Les opposants algériens au gaz de schiste pointent les quantités d’eau nécessaires à l’extraction de ces hydrocarbures non conventionnels (nos précédents articles sur cette technique controversée). Or, l’Algérie manque d’eau et est en situation de « stress hydrique » permanent, rappelle l’association Attac et le mouvement Frack Free Europe dans une note commune. En février 2014, le journal El Watan titrait déjà sur « les craintes des agriculteurs du Sud » quant aux menaces de pollutions chimiques liées à l’utilisation de la technique de fracturation hydraulique. « Il existe dans notre région des centaines d’oasis. Elles font travailler des milliers de personnes. Une fois les eaux des nappes polluées, cela signifiera la fin de l’agriculture. Que feront les habitants ? » s’inquiétait notamment un agriculteur.

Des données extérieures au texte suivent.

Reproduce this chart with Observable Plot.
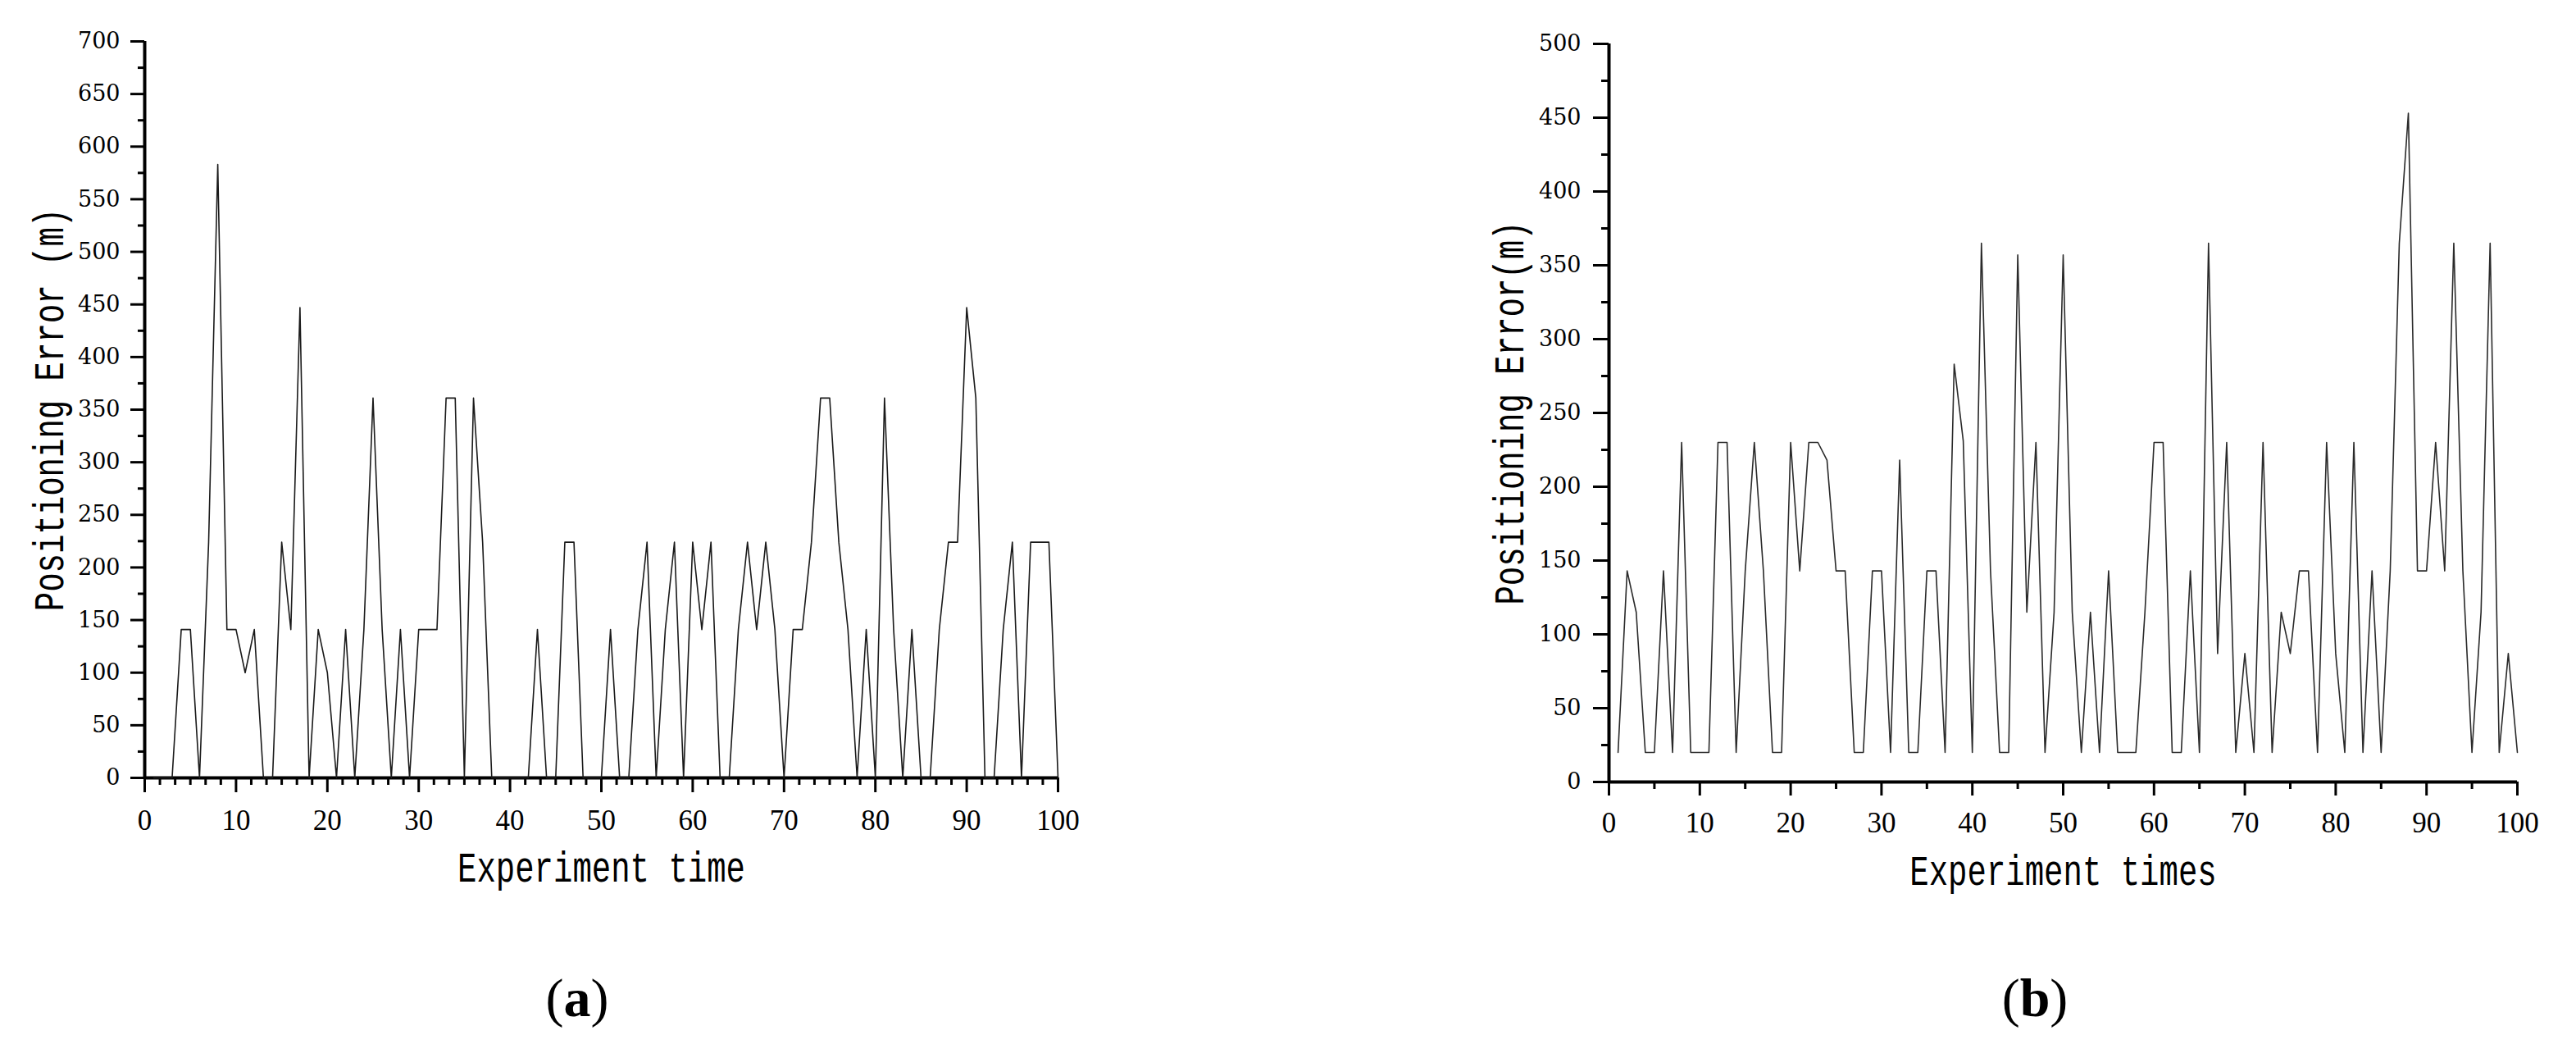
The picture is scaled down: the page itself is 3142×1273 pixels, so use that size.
<!DOCTYPE html>
<html><head><meta charset="utf-8">
<script src="https://cdn.jsdelivr.net/npm/d3@7"></script>
<script src="https://cdn.jsdelivr.net/npm/@observablehq/plot@0.6"></script>
<style>
html,body{margin:0;padding:0;background:#fff;}
#wrap{position:relative;width:3142px;height:1273px;overflow:hidden;background:#fff;}
.panel{position:absolute;top:0;width:1571px;}
.cap{position:absolute;top:1172px;width:200px;height:90px;line-height:90px;text-align:center;font-family:"Liberation Serif",serif;font-size:66px;color:#000;}
.cap b{font-weight:bold;}
.panel svg g[aria-label="y-axis tick label"]{font-family:"DejaVu Serif",serif !important;}
.panel svg g[aria-label="x-axis tick label"]{font-family:"Liberation Serif",serif !important;}
.panel svg g[aria-label="text"]{font-family:"Liberation Mono",monospace !important;}
</style></head><body>
<div id="wrap">
  <div id="pa" class="panel" style="left:0"></div>
  <div id="pb" class="panel" style="left:1571px"></div>
  <div class="cap" style="left:604px">(<b>a</b>)</div>
  <div class="cap" style="left:2382px">(<b>b</b>)</div>
</div>
<script>
// ---- Data: positioning error per experiment (index 1..100) ----
const errorA = [0,0,0,141,141,0,224,583,141,141,
  100,141,0,0,224,141,447,0,141,100,
  0,141,0,141,361,141,0,141,0,141,
  141,141,361,361,0,361,224,0,0,0,
  0,0,141,0,0,224,224,0,0,0,
  141,0,0,141,224,0,141,224,0,224,
  141,224,0,0,141,224,141,224,141,0,
  141,141,224,361,361,224,141,0,141,0,
  361,141,0,141,0,0,141,224,224,447,
  361,0,0,141,224,0,224,224,224,0];

const errorB = [20,143,115,20,20,143,20,230,20,20,
  20,230,230,20,143,230,143,20,20,230,
  143,230,230,218,143,143,20,20,143,143,
  20,218,20,20,143,143,20,283,231,20,
  365,143,20,20,357,115,230,20,115,357,
  115,20,115,20,143,20,20,20,115,230,
  230,20,20,143,20,365,87,230,20,87,
  20,230,20,115,87,143,143,20,230,87,
  20,230,20,143,20,143,365,453,143,143,
  230,143,365,143,20,115,365,20,87,20];

// ---- Axis ticks and titles ----
const yTicksA = [0,50,100,150,200,250,300,350,400,450,500,550,600,650,700];
const yMinorA = [25,75,125,175,225,275,325,375,425,475,525,575,625,675];
const yTicksB = [0,50,100,150,200,250,300,350,400,450,500];
const yMinorB = [25,75,125,175,225,275,325,375,425,475];
const xTicks = [0,10,20,30,40,50,60,70,80,90,100];
const xMinorA = d3.range(0, 61).filter(i => i % 6 !== 0).map(i => i * 10 / 6);
const xMinorB = [5,15,25,35,45,55,65,75,85,95];
const xTitleA = "Experiment time";
const xTitleB = "Experiment times";
const yTitleA = "Positioning Error (m)";
const yTitleB = "Positioning Error(m)";

const rowsA = errorA.map((e, i) => ({t: i + 1, e}));
const rowsB = errorB.map((e, i) => ({t: i + 1, e}));

const W = 1571, H = 1110;

function makePanel(o) {
  return Plot.plot({
    width: W, height: H,
    marginLeft: o.ml, marginRight: o.mr, marginTop: o.mt, marginBottom: o.mb,
    x: {domain: [0, 100], label: null},
    y: {domain: [0, o.yMax], label: null},
    style: {background: "white", color: "#000", fontFamily: "Liberation Serif", overflow: "visible"},
    marks: [
      Plot.axisY({ticks: o.yTicks, tickSize: o.ytl, tickPadding: o.ytp, strokeWidth: 3,
        fontSize: 27, fontFamily: "DejaVu Serif", label: null, tickFormat: d => String(d)}),
      Plot.axisY({ticks: o.yMinor, tickSize: o.ytl2, strokeWidth: 3, tickFormat: () => "", label: null}),
      Plot.axisX({ticks: xTicks, tickSize: o.xtl, tickPadding: o.xtp, strokeWidth: 3,
        fontSize: 35, fontFamily: "Liberation Serif", label: null, tickFormat: d => String(d)}),
      Plot.axisX({ticks: o.xMinor, tickSize: o.xtl2, strokeWidth: 3, tickFormat: () => "", label: null}),
      Plot.ruleX([0], {stroke: "#000", strokeWidth: 4}),
      Plot.ruleY([0], {stroke: "#000", strokeWidth: 4}),
      Plot.line(o.rows, {x: "t", y: "e", stroke: o.lineColor, strokeWidth: 1.6}),
      Plot.text([o.xTitle], {frameAnchor: "bottom", dy: o.xdy, textAnchor: "middle", lineAnchor: "middle",
        fontSize: 39, fontFamily: "Liberation Mono", fill: "#000"}),
      Plot.text([o.yTitle], {frameAnchor: "left", dx: o.ydx, rotate: -90, textAnchor: "middle", lineAnchor: "middle",
        fontSize: 39, fontFamily: "Liberation Mono", fill: "#000"})
    ]
  });
}

const chartA = makePanel({rows: rowsA, yMax: 700, yTicks: yTicksA, yMinor: yMinorA, xMinor: xMinorA,
  ml: 176, mr: 281, mt: 50, mb: H - 948, ytl: 17, ytl2: 8, ytp: 13, xtl: 18, xtl2: 9, xtp: 21,
  xTitle: xTitleA, yTitle: yTitleA, xdy: 110, ydx: -116, lineColor: "#1a1a1a"});
const chartB = makePanel({rows: rowsB, yMax: 500, yTicks: yTicksB, yMinor: yMinorB, xMinor: xMinorB,
  ml: 391, mr: 72, mt: 53, mb: H - 953, ytl: 19, ytl2: 9, ytp: 15, xtl: 17, xtl2: 9, xtp: 20,
  xTitle: xTitleB, yTitle: yTitleB, xdy: 109, ydx: -121, lineColor: "#2a2a2a"});

function stretchTitles(svg) {
  svg.querySelectorAll('g[aria-label="text"] text').forEach(t => {
    let tr = t.getAttribute("transform");
    if (!tr) {
      const x = t.getAttribute("x") || 0, y = t.getAttribute("y") || 0;
      t.removeAttribute("x"); t.removeAttribute("y");
      tr = `translate(${x},${y})`;
    }
    t.setAttribute("transform", tr + " scale(1,1.35)");
  });
}
stretchTitles(chartA);
stretchTitles(chartB);
document.getElementById("pa").appendChild(chartA);
document.getElementById("pb").appendChild(chartB);
</script>
</body></html>
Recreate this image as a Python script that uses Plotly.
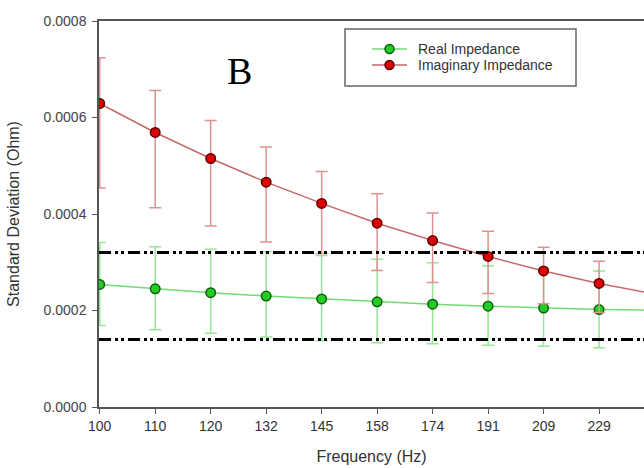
import plotly.graph_objects as go

# ---- data ----
freq_labels = ["100", "110", "120", "132", "145", "158", "174", "191", "209", "229"]
# the lines run on past the cropped right edge toward one more frequency
freqs = [100, 110, 120, 132, 145, 158, 174, 191, 209, 229, 251]

real_sd = [2.54e-4, 2.45e-4, 2.37e-4, 2.30e-4, 2.24e-4, 2.18e-4, 2.13e-4, 2.09e-4, 2.05e-4, 2.02e-4, 2.01e-4]
real_err_up = [0.87e-4, 0.87e-4, 0.90e-4, 0.92e-4, 0.90e-4, 0.88e-4, 0.86e-4, 0.84e-4, 0.82e-4, 0.80e-4, 0.80e-4]
real_err_dn = [0.85e-4, 0.85e-4, 0.84e-4, 0.85e-4, 0.86e-4, 0.85e-4, 0.82e-4, 0.81e-4, 0.79e-4, 0.79e-4, 0.79e-4]

imag_sd = [6.29e-4, 5.69e-4, 5.15e-4, 4.66e-4, 4.22e-4, 3.81e-4, 3.45e-4, 3.12e-4, 2.82e-4, 2.56e-4, 2.34e-4]
imag_err_up = [0.95e-4, 0.87e-4, 0.79e-4, 0.73e-4, 0.66e-4, 0.61e-4, 0.57e-4, 0.52e-4, 0.49e-4, 0.46e-4, 0.43e-4]
imag_err_dn = [1.75e-4, 1.56e-4, 1.40e-4, 1.24e-4, 1.04e-4, 0.98e-4, 0.87e-4, 0.77e-4, 0.68e-4, 0.60e-4, 0.55e-4]

limit_upper = 3.2e-4
limit_lower = 1.4e-4

y_ticks = [0, 2e-4, 4e-4, 6e-4, 8e-4]

series_names = ["Real Impedance", "Imaginary Impedance"]

# ---- styling ----
GREEN_LINE, GREEN_FILL, GREEN_EDGE, GREEN_ERR = "#74d874", "#22cc22", "#0b5e0b", "#98e498"
RED_LINE, RED_FILL, RED_EDGE, RED_ERR = "#c46a6a", "#dd0000", "#5a0000", "#e09090"

W, H = 644, 468
ML, MR, MT, MB = 99, 0, 21, 61
PW, PH = W - ML - MR, H - MT - MB


def px(x):
    return (x - ML) / PW


def py(y):
    return (H - MB - y) / PH


idx = list(range(len(freqs)))

fig = go.Figure()

fig.add_trace(go.Scatter(
    x=idx, y=real_sd, mode="lines+markers", name=series_names[0], showlegend=False,
    line=dict(color=GREEN_LINE, width=1.5),
    marker=dict(size=9.5, color=GREEN_FILL, line=dict(color=GREEN_EDGE, width=1.5)),
    error_y=dict(type="data", symmetric=False, array=real_err_up, arrayminus=real_err_dn,
                 color=GREEN_ERR, thickness=1.5, width=6),
))
fig.add_trace(go.Scatter(
    x=idx, y=imag_sd, mode="lines+markers", name=series_names[1], showlegend=False,
    line=dict(color=RED_LINE, width=1.5),
    marker=dict(size=9.5, color=RED_FILL, line=dict(color=RED_EDGE, width=1.5)),
    error_y=dict(type="data", symmetric=False, array=imag_err_up, arrayminus=imag_err_dn,
                 color=RED_ERR, thickness=1.5, width=6),
))

dash = "12px,4px,3px,3px,3px,4px"
for yv in (limit_upper, limit_lower):
    fig.add_shape(type="line", xref="paper", yref="y", x0=0, x1=1, y0=yv, y1=yv,
                  line=dict(color="black", width=3, dash=dash), layer="above")

# ---- legend box (drawn manually to match the compact original) ----
fig.add_shape(type="rect", xref="paper", yref="paper",
              x0=px(345), x1=px(576), y0=py(86), y1=py(29),
              line=dict(color="#666", width=1.5), fillcolor="white", layer="above")
rows = [(49, GREEN_LINE, GREEN_FILL, GREEN_EDGE), (65, RED_LINE, RED_FILL, RED_EDGE)]
r = 4.5
for (ry, lc, fc, ec), name in zip(rows, series_names):
    fig.add_shape(type="line", xref="paper", yref="paper",
                  x0=px(372), x1=px(407), y0=py(ry), y1=py(ry),
                  line=dict(color=lc, width=1.5), layer="above")
    fig.add_shape(type="circle", xref="paper", yref="paper",
                  x0=px(389.5 - r), x1=px(389.5 + r), y0=py(ry + r), y1=py(ry - r),
                  line=dict(color=ec, width=1.5), fillcolor=fc, layer="above")
    fig.add_annotation(text=name, xref="paper", yref="paper", x=px(416), y=py(ry),
                       xanchor="left", yanchor="middle", showarrow=False,
                       font=dict(size=14, color="#333"))

fig.add_annotation(text="B", xref="paper", yref="paper",
                   x=px(239), y=py(71), xanchor="center", yanchor="middle", showarrow=False,
                   font=dict(family="Liberation Serif, Times New Roman, serif", size=38, color="black"))

fig.update_layout(
    width=W, height=H,
    margin=dict(l=ML, r=MR, t=MT, b=MB),
    paper_bgcolor="white", plot_bgcolor="white",
    font=dict(family="Liberation Sans, Arial, sans-serif", color="#333"),
    showlegend=False,
    xaxis=dict(
        range=[-0.013, 9.81], tickmode="array", tickvals=idx[:len(freq_labels)], ticktext=freq_labels,
        showline=True, linecolor="#555", linewidth=1.5, mirror=True,
        ticks="outside", ticklen=5, tickcolor="#555", showgrid=False, zeroline=False,
        tickfont=dict(size=14, color="#333"),
        title=dict(text="Frequency (Hz)", font=dict(size=16, color="#333"), standoff=18),
    ),
    yaxis=dict(
        range=[0, 8e-4], tickmode="array", tickvals=y_ticks, tickformat=".4f",
        showline=True, linecolor="#555", linewidth=1.5,
        ticks="outside", ticklen=5, tickcolor="#555", showgrid=False, zeroline=False,
        ticklabelstandoff=3,
        tickfont=dict(size=14, color="#444"),
        title=dict(text="Standard Deviation (Ohm)", font=dict(size=16, color="#333"), standoff=20),
    ),
)

fig.write_html("out.html")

Le ministre de l’Énergie assure en retour que « la quantité d’eau utilisée dans la fracturation hydraulique n’excède pas les 7000 m3 et est réutilisable pour d’autres opérations de fracturation » [3]. Quant au risque de contamination des aquifères, ce ne serait pas plus dangereux que pour les hydrocarbures fossiles (sic). Des arguments loin de convaincre les manifestants qui réclament un moratoire concernant l’exploitation du gaz de schiste dans le Sahara, et un débat public en la matière. Ils exigent également la venue du Premier ministre Abdelmalek Sellal. Sans cela, ils affirment être déterminés à bloquer des zones pétrolières et à fermer d’importants axes routiers menant vers le bassin d’exploration.